__Challenge__: Copy the data precisely, character for character, and leave out every picture.

— begin —

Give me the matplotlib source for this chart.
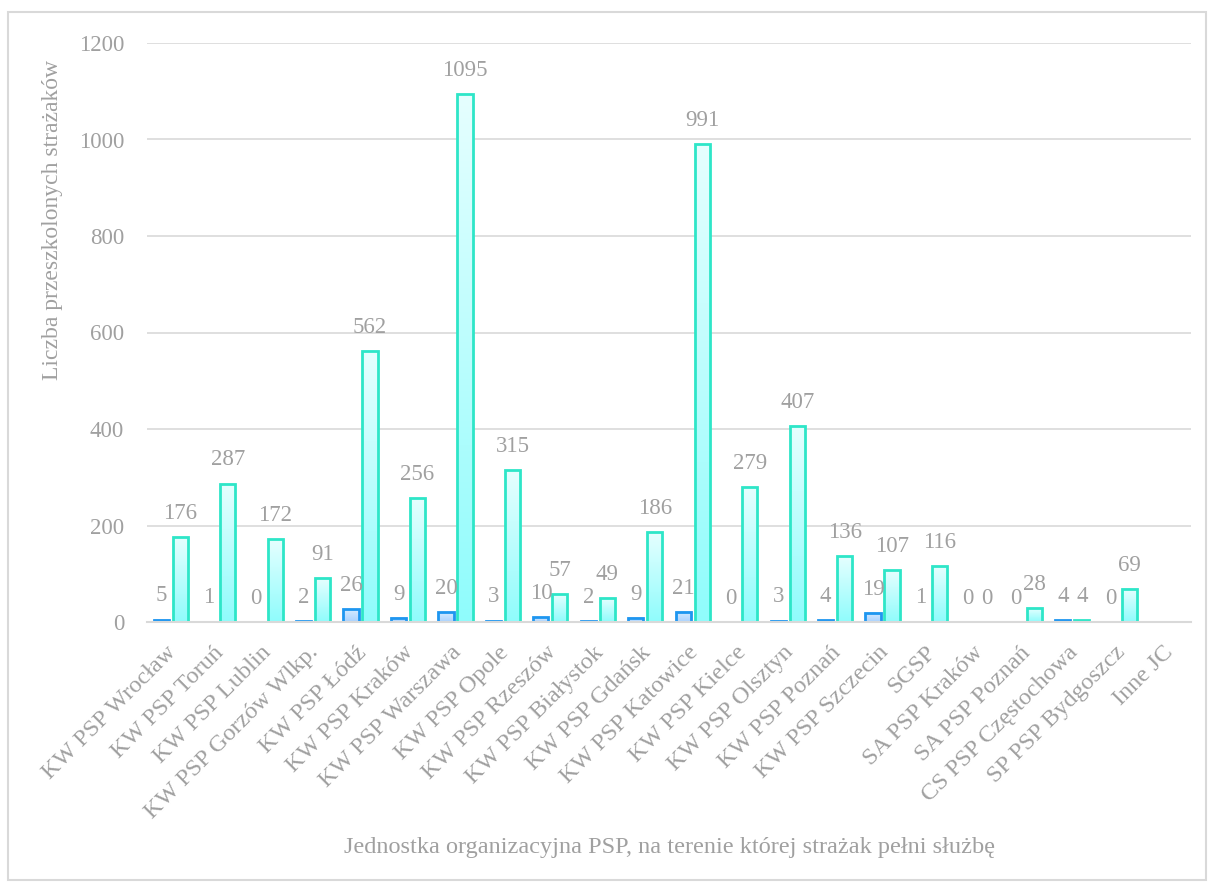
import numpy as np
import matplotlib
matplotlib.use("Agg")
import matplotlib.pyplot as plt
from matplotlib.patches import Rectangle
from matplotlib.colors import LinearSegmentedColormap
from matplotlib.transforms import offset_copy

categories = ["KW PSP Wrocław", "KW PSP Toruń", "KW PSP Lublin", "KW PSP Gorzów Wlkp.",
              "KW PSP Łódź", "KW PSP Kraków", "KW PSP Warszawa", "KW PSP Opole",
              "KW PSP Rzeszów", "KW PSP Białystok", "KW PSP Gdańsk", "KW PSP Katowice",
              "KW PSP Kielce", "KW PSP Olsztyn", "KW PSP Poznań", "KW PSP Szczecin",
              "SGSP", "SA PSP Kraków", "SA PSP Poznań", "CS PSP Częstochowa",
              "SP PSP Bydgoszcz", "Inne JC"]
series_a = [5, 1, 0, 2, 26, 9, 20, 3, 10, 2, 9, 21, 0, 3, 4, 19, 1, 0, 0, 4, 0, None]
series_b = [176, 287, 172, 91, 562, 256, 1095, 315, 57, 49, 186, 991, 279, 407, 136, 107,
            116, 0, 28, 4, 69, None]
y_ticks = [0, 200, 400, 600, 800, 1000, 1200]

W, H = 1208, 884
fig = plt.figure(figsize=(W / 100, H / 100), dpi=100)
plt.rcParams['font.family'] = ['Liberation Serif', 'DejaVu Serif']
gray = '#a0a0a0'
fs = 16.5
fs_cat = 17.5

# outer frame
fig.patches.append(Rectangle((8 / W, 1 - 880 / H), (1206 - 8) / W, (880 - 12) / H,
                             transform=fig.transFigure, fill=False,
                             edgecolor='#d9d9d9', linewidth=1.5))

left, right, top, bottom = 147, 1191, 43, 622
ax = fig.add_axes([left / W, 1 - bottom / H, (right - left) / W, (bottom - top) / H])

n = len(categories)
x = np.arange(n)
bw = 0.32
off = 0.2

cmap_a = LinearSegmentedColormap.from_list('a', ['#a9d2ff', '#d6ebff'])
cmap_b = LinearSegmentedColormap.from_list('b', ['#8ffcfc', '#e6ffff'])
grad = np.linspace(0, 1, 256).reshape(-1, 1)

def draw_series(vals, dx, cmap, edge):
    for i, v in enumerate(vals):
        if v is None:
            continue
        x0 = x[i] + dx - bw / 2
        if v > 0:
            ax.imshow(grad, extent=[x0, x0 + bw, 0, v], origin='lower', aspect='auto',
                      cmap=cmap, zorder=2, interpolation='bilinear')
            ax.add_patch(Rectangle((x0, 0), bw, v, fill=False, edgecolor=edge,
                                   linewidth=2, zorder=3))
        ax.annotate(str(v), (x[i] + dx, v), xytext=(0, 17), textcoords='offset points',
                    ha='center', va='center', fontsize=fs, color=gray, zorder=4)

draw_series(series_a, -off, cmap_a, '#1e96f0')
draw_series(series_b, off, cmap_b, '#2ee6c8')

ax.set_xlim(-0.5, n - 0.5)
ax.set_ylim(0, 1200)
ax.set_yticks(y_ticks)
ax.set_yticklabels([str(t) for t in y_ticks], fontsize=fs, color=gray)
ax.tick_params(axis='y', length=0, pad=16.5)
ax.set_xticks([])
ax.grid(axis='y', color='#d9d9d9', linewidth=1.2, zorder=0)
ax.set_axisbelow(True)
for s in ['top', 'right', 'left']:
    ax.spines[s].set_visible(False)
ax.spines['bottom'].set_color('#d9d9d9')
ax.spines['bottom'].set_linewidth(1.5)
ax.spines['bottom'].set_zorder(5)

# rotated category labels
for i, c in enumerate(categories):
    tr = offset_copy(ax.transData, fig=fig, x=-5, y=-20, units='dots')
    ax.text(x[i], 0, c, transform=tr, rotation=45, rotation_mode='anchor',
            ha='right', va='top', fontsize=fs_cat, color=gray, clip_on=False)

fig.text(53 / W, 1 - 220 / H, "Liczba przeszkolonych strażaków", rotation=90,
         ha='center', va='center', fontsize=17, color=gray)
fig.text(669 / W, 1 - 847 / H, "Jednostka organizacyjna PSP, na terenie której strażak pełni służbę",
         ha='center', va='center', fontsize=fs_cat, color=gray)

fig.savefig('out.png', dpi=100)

— end —

__Completed exercise__:
Give me the matplotlib source for this chart.
import numpy as np
import matplotlib
matplotlib.use("Agg")
import matplotlib.pyplot as plt
from matplotlib.patches import Rectangle
from matplotlib.colors import LinearSegmentedColormap
from matplotlib.transforms import offset_copy

categories = ["KW PSP Wrocław", "KW PSP Toruń", "KW PSP Lublin", "KW PSP Gorzów Wlkp.",
              "KW PSP Łódź", "KW PSP Kraków", "KW PSP Warszawa", "KW PSP Opole",
              "KW PSP Rzeszów", "KW PSP Białystok", "KW PSP Gdańsk", "KW PSP Katowice",
              "KW PSP Kielce", "KW PSP Olsztyn", "KW PSP Poznań", "KW PSP Szczecin",
              "SGSP", "SA PSP Kraków", "SA PSP Poznań", "CS PSP Częstochowa",
              "SP PSP Bydgoszcz", "Inne JC"]
series_a = [5, 1, 0, 2, 26, 9, 20, 3, 10, 2, 9, 21, 0, 3, 4, 19, 1, 0, 0, 4, 0, None]
series_b = [176, 287, 172, 91, 562, 256, 1095, 315, 57, 49, 186, 991, 279, 407, 136, 107,
            116, 0, 28, 4, 69, None]
y_ticks = [0, 200, 400, 600, 800, 1000, 1200]

W, H = 1208, 884
fig = plt.figure(figsize=(W / 100, H / 100), dpi=100)
plt.rcParams['font.family'] = ['Liberation Serif', 'DejaVu Serif']
gray = '#a0a0a0'
fs = 16.5
fs_cat = 17.5

# outer frame
fig.patches.append(Rectangle((8 / W, 1 - 880 / H), (1206 - 8) / W, (880 - 12) / H,
                             transform=fig.transFigure, fill=False,
                             edgecolor='#d9d9d9', linewidth=1.5))

left, right, top, bottom = 147, 1191, 43, 622
ax = fig.add_axes([left / W, 1 - bottom / H, (right - left) / W, (bottom - top) / H])

n = len(categories)
x = np.arange(n)
bw = 0.32
off = 0.2

cmap_a = LinearSegmentedColormap.from_list('a', ['#a9d2ff', '#d6ebff'])
cmap_b = LinearSegmentedColormap.from_list('b', ['#8ffcfc', '#e6ffff'])
grad = np.linspace(0, 1, 256).reshape(-1, 1)

def draw_series(vals, dx, cmap, edge):
    for i, v in enumerate(vals):
        if v is None:
            continue
        x0 = x[i] + dx - bw / 2
        if v > 0:
            ax.imshow(grad, extent=[x0, x0 + bw, 0, v], origin='lower', aspect='auto',
                      cmap=cmap, zorder=2, interpolation='bilinear')
            ax.add_patch(Rectangle((x0, 0), bw, v, fill=False, edgecolor=edge,
                                   linewidth=2, zorder=3))
        ax.annotate(str(v), (x[i] + dx, v), xytext=(0, 17), textcoords='offset points',
                    ha='center', va='center', fontsize=fs, color=gray, zorder=4)

draw_series(series_a, -off, cmap_a, '#1e96f0')
draw_series(series_b, off, cmap_b, '#2ee6c8')

ax.set_xlim(-0.5, n - 0.5)
ax.set_ylim(0, 1200)
ax.set_yticks(y_ticks)
ax.set_yticklabels([str(t) for t in y_ticks], fontsize=fs, color=gray)
ax.tick_params(axis='y', length=0, pad=16.5)
ax.set_xticks([])
ax.grid(axis='y', color='#d9d9d9', linewidth=1.2, zorder=0)
ax.set_axisbelow(True)
for s in ['top', 'right', 'left']:
    ax.spines[s].set_visible(False)
ax.spines['bottom'].set_color('#d9d9d9')
ax.spines['bottom'].set_linewidth(1.5)
ax.spines['bottom'].set_zorder(5)

# rotated category labels
for i, c in enumerate(categories):
    tr = offset_copy(ax.transData, fig=fig, x=-5, y=-20, units='dots')
    ax.text(x[i], 0, c, transform=tr, rotation=45, rotation_mode='anchor',
            ha='right', va='top', fontsize=fs_cat, color=gray, clip_on=False)

fig.text(53 / W, 1 - 220 / H, "Liczba przeszkolonych strażaków", rotation=90,
         ha='center', va='center', fontsize=17, color=gray)
fig.text(669 / W, 1 - 847 / H, "Jednostka organizacyjna PSP, na terenie której strażak pełni służbę",
         ha='center', va='center', fontsize=fs_cat, color=gray)

fig.savefig('out.png', dpi=100)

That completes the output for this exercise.